**What is required**
Restate the lines word for word, from the first line of the records through the line containing "0,371) coordinate (a3e);". Leave out the pictures and anything after that line.

**Extracted entries**
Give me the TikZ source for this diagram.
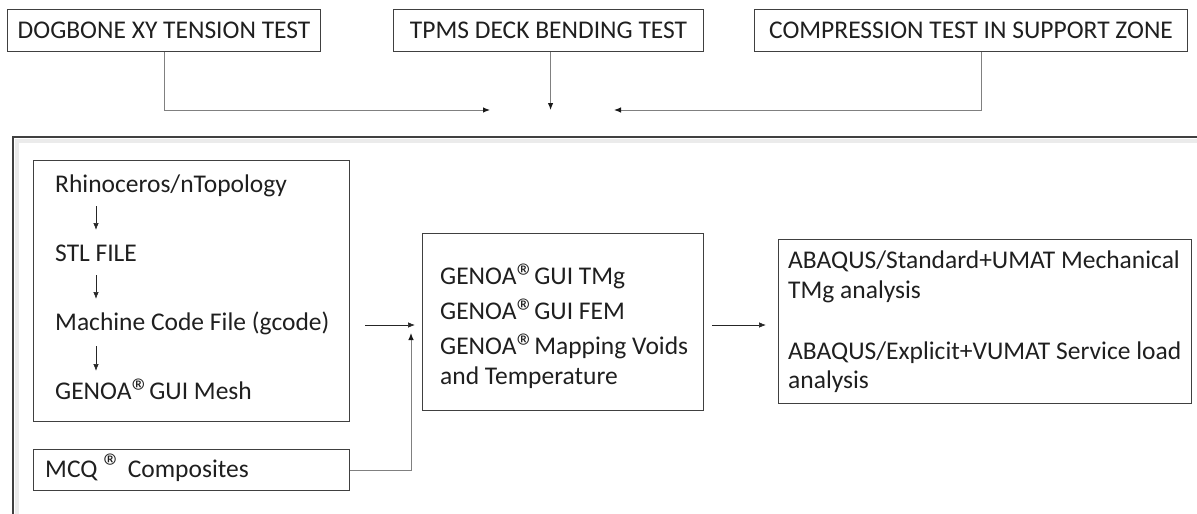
\documentclass[tikz,border=0pt]{standalone}
\usepackage{fontspec}
\setmainfont{Carlito}
\usetikzlibrary{arrows.meta,calc}
\newcommand{\regmark}{\smash{\raisebox{-5.5pt}{\fontsize{37}{37}\selectfont ®}}\hspace{-1pt}}
\newcommand{\regsup}{\smash{\raisebox{-2pt}{\fontsize{37}{37}\selectfont ®}}}
\begin{document}
\begin{tikzpicture}[x=1pt,y=-1pt,
  box/.style={draw=black!75, line width=1.1pt, inner sep=0pt, anchor=north west},
  txt/.style={inner sep=0pt, anchor=base west, text=black!88, font=\fontsize{25.5}{30}\selectfont},
  ctxt/.style={inner sep=0pt, text=black!88, font=\fontsize{25.5}{30}\selectfont},
  arr/.style={-{Latex[length=7pt,width=5.5pt]}, line width=0.7pt, draw=black!85},
  link/.style={-{Latex[length=7pt,width=5.5pt,color=black!90]}, line width=1pt, draw=black!50}
]
\useasboundingbox (0,0) rectangle (1197,514);
% outer frame
\draw[black!8, line width=4pt] (17,514) -- (17,141) -- (1197,141);
\draw[black!75, line width=2pt] (13,514) -- (13,137) -- (1197,137);

% top boxes
\node[box, minimum width=313pt, minimum height=42pt] (b1) at (7,9) {};
\node[ctxt] (b1t) at (b1.center) {DOGBONE XY TENSION TEST};
\node[box, minimum width=310pt, minimum height=42pt] (b2) at (393,9) {};
\node[ctxt] (b2t) at (b2.center) {TPMS DECK BENDING TEST};
\node[box, minimum width=433pt, minimum height=42pt] (b3) at (754,9) {};
\node[ctxt] (b3t) at (b3.center) {COMPRESSION TEST IN SUPPORT ZONE};

\coordinate (c1) at (490,110);
\coordinate (c2) at (550,110);
\coordinate (c3) at (614,110);
\draw[link] (b1.south) |- (c1);
\draw[link] ([xshift=2pt]b2.south) -- ([xshift=2pt]b2.south |- c2);
\draw[link] ([xshift=10pt]b3.south) |- (c3);

% left box
\node[box, minimum width=316pt, minimum height=261pt] (lb) at (33,160) {};
\node[txt] (t1) at (55,192) {Rhinoceros/nTopology};
\node[txt] (t2) at (55,261) {STL FILE};
\node[txt] (t3) at (55,330) {Machine Code File (gcode)};
\node[txt] (t4) at (55,399) {GENOA\regmark GUI Mesh};
\coordinate (ax) at (96,0);
\draw[arr] (ax |- 0,206) coordinate (a1s) -- (ax |- 0,230) coordinate (a1e);
\draw[arr] (ax |- 0,275) coordinate (a2s) -- (ax |- 0,299) coordinate (a2e);
\draw[arr] (ax |- 0,346) coordinate (a3s) -- (ax |- 0,371) coordinate (a3e);

% MCQ box
\node[box, minimum width=316pt, minimum height=41pt] (mcq) at (33,449) {};
\node[txt] (mt) at (45,477) {MCQ \regsup{} Composites};

% middle box
\node[box, minimum width=281pt, minimum height=177pt] (mb) at (422,233) {};
\node[txt] (m1) at (440,284) {GENOA\regmark GUI TMg};
\node[txt] (m2) at (440,319) {GENOA\regmark GUI FEM};
\node[txt] (m3) at (440,354) {GENOA\regmark Mapping Voids};
\node[txt] (m4) at (440,384) {and Temperature};

% right box
\node[box, minimum width=413pt, minimum height=164pt] (rb) at (778,239) {};
\node[txt] (r1) at (788,268) {ABAQUS/Standard+UMAT Mechanical};
\node[txt] (r2) at (788,298) {TMg analysis};
\node[txt] (r3) at (788,359) {ABAQUS/Explicit+VUMAT Service load};
\node[txt] (r4) at (788,388) {analysis};

% connectors
\coordinate (j) at (415,325);
\coordinate (j2) at (411,333);
\draw[arr] ([xshift=15pt]lb.east |- j) -- (j);
\draw[link] (mcq.east) -| (j2);
\draw[arr] ([xshift=8pt]mb.east |- 0,325) -- ([xshift=-12pt]rb.west |- 0,325);
\end{tikzpicture}
\end{document}
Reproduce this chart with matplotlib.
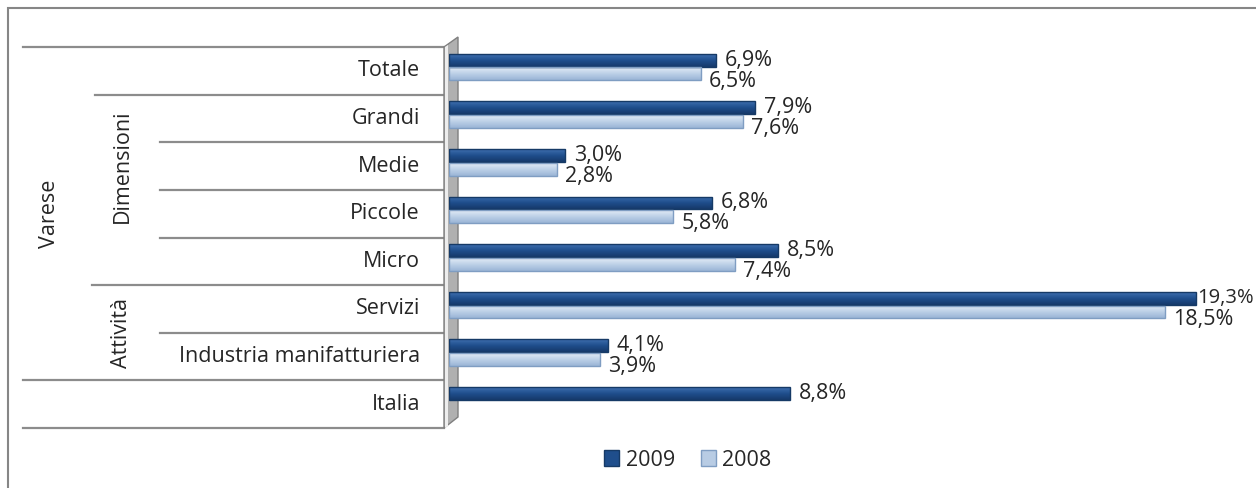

**Full output**
Give me the TikZ source for this diagram.
\documentclass[tikz,border=0pt]{standalone}
\usepackage{fontspec}
\setmainfont{Carlito}
\usetikzlibrary{arrows.meta,calc}
\newcommand{\regmark}{\smash{\raisebox{-5.5pt}{\fontsize{37}{37}\selectfont ®}}\hspace{-1pt}}
\newcommand{\regsup}{\smash{\raisebox{-2pt}{\fontsize{37}{37}\selectfont ®}}}
\begin{document}
\begin{tikzpicture}[x=1pt,y=-1pt,
  box/.style={draw=black!75, line width=1.1pt, inner sep=0pt, anchor=north west},
  txt/.style={inner sep=0pt, anchor=base west, text=black!88, font=\fontsize{25.5}{30}\selectfont},
  ctxt/.style={inner sep=0pt, text=black!88, font=\fontsize{25.5}{30}\selectfont},
  arr/.style={-{Latex[length=7pt,width=5.5pt]}, line width=0.7pt, draw=black!85},
  link/.style={-{Latex[length=7pt,width=5.5pt,color=black!90]}, line width=1pt, draw=black!50}
]
\useasboundingbox (0,0) rectangle (1197,514);
% outer frame
\draw[black!8, line width=4pt] (17,514) -- (17,141) -- (1197,141);
\draw[black!75, line width=2pt] (13,514) -- (13,137) -- (1197,137);

% top boxes
\node[box, minimum width=313pt, minimum height=42pt] (b1) at (7,9) {};
\node[ctxt] (b1t) at (b1.center) {DOGBONE XY TENSION TEST};
\node[box, minimum width=310pt, minimum height=42pt] (b2) at (393,9) {};
\node[ctxt] (b2t) at (b2.center) {TPMS DECK BENDING TEST};
\node[box, minimum width=433pt, minimum height=42pt] (b3) at (754,9) {};
\node[ctxt] (b3t) at (b3.center) {COMPRESSION TEST IN SUPPORT ZONE};

\coordinate (c1) at (490,110);
\coordinate (c2) at (550,110);
\coordinate (c3) at (614,110);
\draw[link] (b1.south) |- (c1);
\draw[link] ([xshift=2pt]b2.south) -- ([xshift=2pt]b2.south |- c2);
\draw[link] ([xshift=10pt]b3.south) |- (c3);

% left box
\node[box, minimum width=316pt, minimum height=261pt] (lb) at (33,160) {};
\node[txt] (t1) at (55,192) {Rhinoceros/nTopology};
\node[txt] (t2) at (55,261) {STL FILE};
\node[txt] (t3) at (55,330) {Machine Code File (gcode)};
\node[txt] (t4) at (55,399) {GENOA\regmark GUI Mesh};
\coordinate (ax) at (96,0);
\draw[arr] (ax |- 0,206) coordinate (a1s) -- (ax |- 0,230) coordinate (a1e);
\draw[arr] (ax |- 0,275) coordinate (a2s) -- (ax |- 0,299) coordinate (a2e);
\draw[arr] (ax |- 0,346) coordinate (a3s) -- (ax |- 0,371) coordinate (a3e);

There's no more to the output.